Warner pulls on boots made of foam and rubber over her two pairs of socks, and then, behind each knee, she wraps a Velcro strip with rubber surgical tubing attached. She hooks the back of her boots to the tubing to keep her toes pointed forward as she whips feet-first down the run. Another aerodynamic trick. Then she wrestles her body into the tight one-piece Lycra suit that gives a luger that extraterrestrial look.
To protect her exposed parts from the bumpy ride, Warner inserts rubber pads, across her forearms and on the outsides of her upper arms, between her suit and her underclothes. Next she puts on a helmet and fastens it to the harness. Then she flips down the face mask.

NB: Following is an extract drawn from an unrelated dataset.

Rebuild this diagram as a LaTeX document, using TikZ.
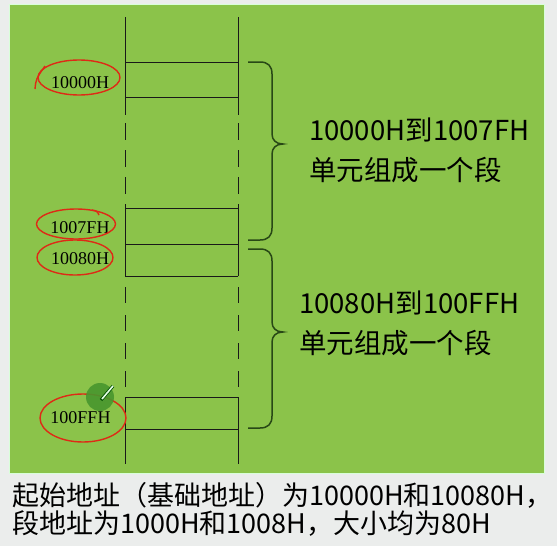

Finally come the pigskin gloves. Under the tips of the gloves' first three fingers she affixes small metal spikes. When she begins her descent down the track. Warner will dig her hands into the ice to give additional propulsion to her start.
Mind you, all of this preparation doesn't mean that Warner will be the best-dressed luger in Calgary. Far from it. She and the other members of the U.S. team frequently make their own gear and mend their bright blue suits with carpet tape. Their flimsy sleds are usually hand-me-downs held together by electrical tape.
But the no-frills nature of this sport fits the down-to-earth Warner, a woman who made it in luge from the bottom up. At 25 she is the best American luger ever and ranks among the top five women in the world. She finished 15th in the 1984 Winter Olympics at Sarajevo. Last year at Lake Placid. Warner was the first U.S. luger, male or female, to win a World Cup race, and she finished the season tied for third in the overall standings, also a U.S. milestone.
Warner's success is remarkable because only 250 Americans compete in the sport, and there is only one refrigerated track in the country, at Lake Placid. She has made it her mission to try to change those figures and for the past seven years she has been a big promoter and money-raiser for luge in the U.S.